Un hogar de ancianos fue mi primera experiencia como ministro, en poco tiempo descubrí que este no era un servicio sino una bendición. Llevarles la comunión cada sábado, acercarles la unción de los enfermos, acompañarlos en el final de sus vidas. Creí que se trataba de eso, pero Jesús me mostró que en realidad tenía que aprender, y vaya si aprendí.

Allí aprendí que no importa la edad, los achaques o los golpes que la vida nos haya dado, nunca perdemos la capacidad de amar. Aprendí que el ser humano en sus momentos cruciales busca a Dios desesperadamente. Aprendí que no hay discapacidad que nos impida acercarnos a Dios, he visto abuelas con distintas patologías mentales persignarse e intentar seguir una oración. Aprendí que cada sábado podría ser el último y que la muerte era compañera de camino.

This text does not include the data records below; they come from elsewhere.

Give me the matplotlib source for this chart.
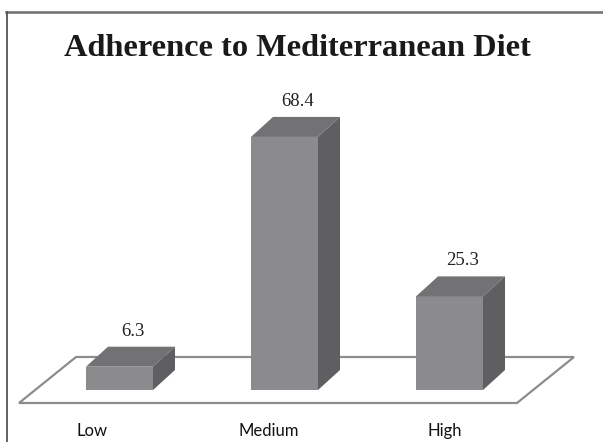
import matplotlib
matplotlib.use("Agg")
import matplotlib.pyplot as plt
from matplotlib.patches import Polygon
import numpy as np

categories = ["Low", "Medium", "High"]
values = [6.3, 68.4, 25.3]
value_labels = ["6.3", "68.4", "25.3"]
title = "Adherence to Mediterranean Diet"

W, H = 603, 442
fig = plt.figure(figsize=(W / 100, H / 100), dpi=100)
ax = fig.add_axes([0, 0, 1, 1])

# pixel-to-data scale helpers (layout only)
px_x = 165.0          # pixels per category step
px_y = 3.7            # pixels per value unit
x0_px, y0_px = 119.5, 390.0
ax.set_xlim(-x0_px / px_x, (W - x0_px) / px_x)
ax.set_ylim(-(H - y0_px) / px_y, y0_px / px_y)
ax.axis("off")

def dx(p):
    return p / px_x

def dy(p):
    return p / px_y

# outer frame (top and left lines)
fig.add_artist(plt.Line2D([6 / W, 1], [1 - 12 / H, 1 - 12 / H], transform=fig.transFigure,
                          color="#6f6f6f", lw=1.8))
fig.add_artist(plt.Line2D([6.5 / W, 6.5 / W], [0, 1 - 12 / H], transform=fig.transFigure,
                          color="#555555", lw=1.3))

# floor parallelogram
fl_y0, fl_depth_x, fl_depth_y = -dy(13), dx(57), dy(46)
fl_x0, fl_x1 = -0.609, 2.409
floor = Polygon([(fl_x0, fl_y0), (fl_x1, fl_y0),
                 (fl_x1 + fl_depth_x, fl_y0 + fl_depth_y),
                 (fl_x0 + fl_depth_x, fl_y0 + fl_depth_y)],
                closed=True, facecolor="white", edgecolor="#8c8c8c", lw=1.6, zorder=1)
ax.add_patch(floor)

# 3D bars
bw = 67 / px_x
ddx, ddy = dx(22), dy(20)
front_c, top_c, side_c = "#8b8b8d", "#727274", "#5f5f61"
xs = np.arange(len(categories))
for x, v, lab in zip(xs, values, value_labels):
    l, r = x - bw / 2, x + bw / 2
    ax.add_patch(Polygon([(l, 0), (r, 0), (r, v), (l, v)], closed=True,
                         facecolor=front_c, edgecolor="none", zorder=3))
    ax.add_patch(Polygon([(l, v), (r, v), (r + ddx, v + ddy), (l + ddx, v + ddy)], closed=True,
                         facecolor=top_c, edgecolor="none", zorder=3))
    ax.add_patch(Polygon([(r, 0), (r + ddx, ddy), (r + ddx, v + ddy), (r, v)], closed=True,
                         facecolor=side_c, edgecolor="none", zorder=3))
    ax.text(x + ddx * 0.6, v + ddy + dy(7), lab, ha="center", va="bottom",
            fontsize=13.5, family="Liberation Serif", color="#222222", zorder=4)

# category labels
for i, c in enumerate(categories):
    ax.text(-0.167 + 1.07 * i, -dy(431 - y0_px), c, ha="center", va="center",
            fontsize=12, family="Lato", color="#111111")

fig.text(297.5 / W, 1 - 48 / H, title, ha="center", va="center",
         fontsize=23.3, fontweight="bold", family="Liberation Serif", color="#1a1a1a")

fig.savefig("out.png", dpi=100, facecolor="white")
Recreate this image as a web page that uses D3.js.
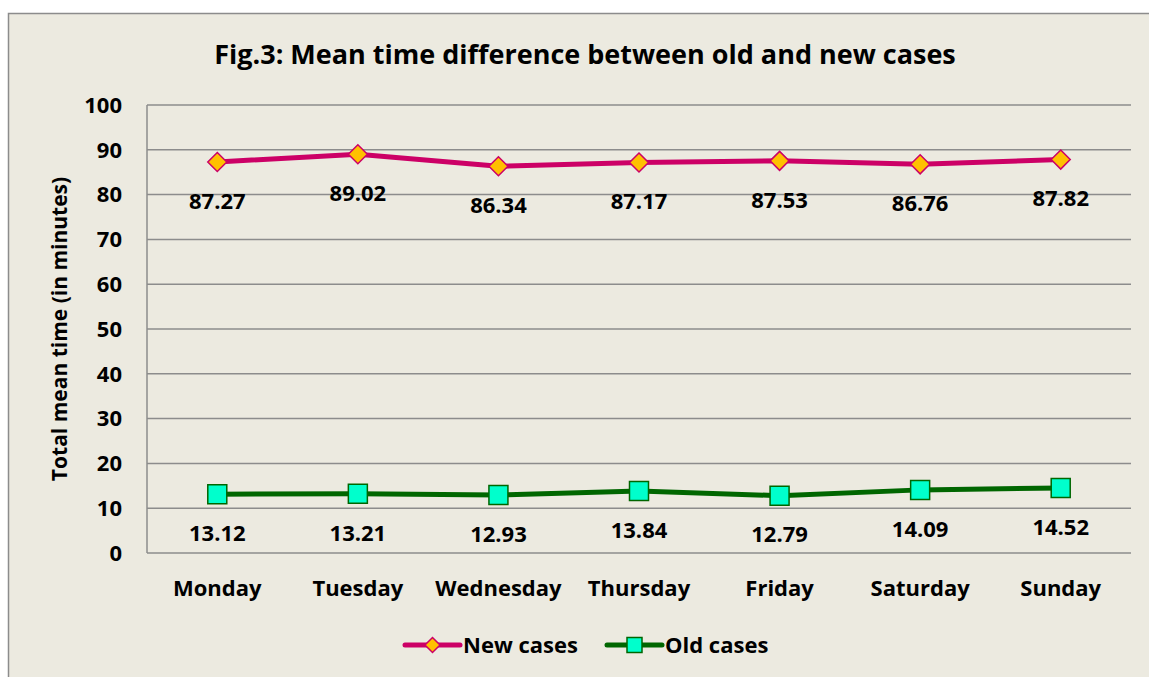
<!DOCTYPE html>
<html>
<head>
<meta charset="utf-8">
<script src="https://cdn.jsdelivr.net/npm/d3@7"></script>
<style>
  body { margin: 0; background: #fff; }
  text { font-family: "Open Sans", "Noto Sans", sans-serif; font-weight: bold; fill: #000; }
</style>
</head>
<body>
<script>
var days = ['Monday', 'Tuesday', 'Wednesday', 'Thursday', 'Friday', 'Saturday', 'Sunday'];
var newCases = [87.27, 89.02, 86.34, 87.17, 87.53, 86.76, 87.82];
var oldCases = [13.12, 13.21, 12.93, 13.84, 12.79, 14.09, 14.52];
var yTicks = [0, 10, 20, 30, 40, 50, 60, 70, 80, 90, 100];

var width = 1149, height = 677;
var margin = {left: 147, right: 18, top: 105, bottom: 124};

var svg = d3.select('body').append('svg').attr('width', width).attr('height', height);

// chart frame
svg.append('rect').attr('x', 8.5).attr('y', 13.5).attr('width', width + 10).attr('height', height + 10)
  .attr('fill', '#eceae0').attr('stroke', '#8c8c8c').attr('stroke-width', 1.5);

var x = d3.scaleBand().domain(days).range([margin.left, width - margin.right]);
var y = d3.scaleLinear().domain([0, 100]).range([height - margin.bottom, margin.top]);
var cx = function(i) { return x(days[i]) + x.bandwidth() / 2; };

// gridlines
svg.append('g').selectAll('line.grid').data(yTicks).enter().append('line').attr('class', 'grid')
  .attr('x1', margin.left).attr('x2', width - margin.right)
  .attr('y1', function(d) { return y(d); }).attr('y2', function(d) { return y(d); })
  .attr('stroke', '#8c8c8c').attr('stroke-width', 1.5);
svg.append('line').attr('x1', margin.left).attr('x2', margin.left)
  .attr('y1', y(0)).attr('y2', y(100)).attr('stroke', '#8c8c8c').attr('stroke-width', 1.5);

// y axis labels
svg.append('g').selectAll('text.ytick').data(yTicks).enter().append('text').attr('class', 'ytick')
  .attr('x', 122).attr('y', function(d) { return y(d); }).attr('dy', '0.35em')
  .style('text-anchor', 'end').style('font-size', '22px').text(function(d) { return d; });

// x axis labels
svg.append('g').selectAll('text.xtick').data(days).enter().append('text').attr('class', 'xtick')
  .attr('x', function(d) { return x(d) + x.bandwidth() / 2; }).attr('y', 588).attr('dy', '0.35em')
  .style('text-anchor', 'middle').style('font-size', '22px').text(function(d) { return d; });

// titles
svg.append('text').attr('x', 585).attr('y', 55).attr('dy', '0.35em').style('text-anchor', 'middle')
  .style('font-size', '27px').text('Fig.3: Mean time difference between old and new cases');
svg.append('text').attr('transform', 'translate(60,' + ((y(0) + y(100)) / 2) + ') rotate(-90)')
  .attr('dy', '0.35em').style('text-anchor', 'middle').style('font-size', '21px')
  .text('Total mean time (in minutes)');

// marker shapes: r is half width
var diamond = function(r) { return 'M0,' + (-r) + 'L' + r + ',0L0,' + r + 'L' + (-r) + ',0Z'; };
var square = function(r) { return 'M' + (-r) + ',' + (-r) + 'h' + (2 * r) + 'v' + (2 * r) + 'h' + (-2 * r) + 'Z'; };

var series = [
  {name: 'New cases', values: newCases, line: '#cc0066', fill: '#ffc000', shape: diamond, r: 9.5},
  {name: 'Old cases', values: oldCases, line: '#006600', fill: '#00ffcc', shape: square, r: 9.5}
];

var line = d3.line()
  .x(function(d, i) { return cx(i); })
  .y(function(d) { return y(d); });

series.forEach(function(s) {
  svg.append('path').attr('d', line(s.values)).attr('fill', 'none')
    .attr('stroke', s.line).attr('stroke-width', 5).attr('stroke-linejoin', 'round');
  svg.append('g').selectAll('path.marker').data(s.values).enter().append('path').attr('class', 'marker')
    .attr('transform', function(d, i) { return 'translate(' + cx(i) + ',' + y(d) + ')'; })
    .attr('d', s.shape(s.r))
    .attr('fill', s.fill).attr('stroke', s.line).attr('stroke-width', 1.5);
  svg.append('g').selectAll('text.label').data(s.values).enter().append('text').attr('class', 'label')
    .attr('x', function(d, i) { return cx(i); })
    .attr('y', function(d) { return y(d) + 39; }).attr('dy', '0.35em')
    .style('text-anchor', 'middle').style('font-size', '22px')
    .text(function(d) { return d.toFixed(2); });
});

// legend
var legendX = [405, 607];
series.forEach(function(s, i) {
  var g = svg.append('g').attr('transform', 'translate(' + legendX[i] + ',645)');
  g.append('line').attr('x1', 0).attr('x2', 55).attr('stroke', s.line).attr('stroke-width', 5).attr('stroke-linecap', 'round');
  g.append('path').attr('transform', 'translate(27.5,0)').attr('d', s.shape(s.r - 2))
    .attr('fill', s.fill).attr('stroke', s.line).attr('stroke-width', 1.5);
  g.append('text').attr('x', 58).attr('dy', '0.35em').style('font-size', '22px').text(s.name);
});
</script>
</body>
</html>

Todo esto había sido una preparación para llevarme a otro lugar, con rejas más fuertes y ruidosas. “Vení un par de veces y probá, sin compromiso” fue la invitación de la gente de la pastoral carcelaria, y fui. Conocí un mundo totalmente desconocido para mí. Y descubrí una hospitalidad y una sed de Dios impensada. Tuve que arrancar de mi cabeza un montón de prejuicios y aprender a escuchar. Y aprendí mucho más de lo que creí que yo iba a enseñar. Muchachos con un manejo de la Biblia que no conocí antes, historias muy fuertes… aprendí que nadie está libre de, algún día, caer preso, sea culpable o inocente. Descubrí carencias de todo tipo, en especial afectivas, pero también respeto, mucho respeto. Y que, al igual que las abuelas del hogar que esperaban el sábado, ellos esperaban cada lunes o miércoles, según el pabellón que nos tocaba. Indiferencia de algunos… sí, pero ganas de salir de la “tumba”, como llaman ellos a la cárcel, y de “resucitar”.

Parece una contradicción, pero el Señor me llamó a “salir al encierro”. Ese es mi apostolado hoy. En definitiva yo creí que llevaba a Cristo a esos lugares y me equivoqué: voy a encontrarme con Cristo allí cada día.

¡Alabado sea Jesucristo!!!

Nota: cuando estaba terminando de escribir este testimonio me avisaron que dos abuelos del hogar alcanzaron su Pascua. Mentiría si dijera que no me entristeció, pero me dio mucha paz saber que finalmente quedaron en libertad.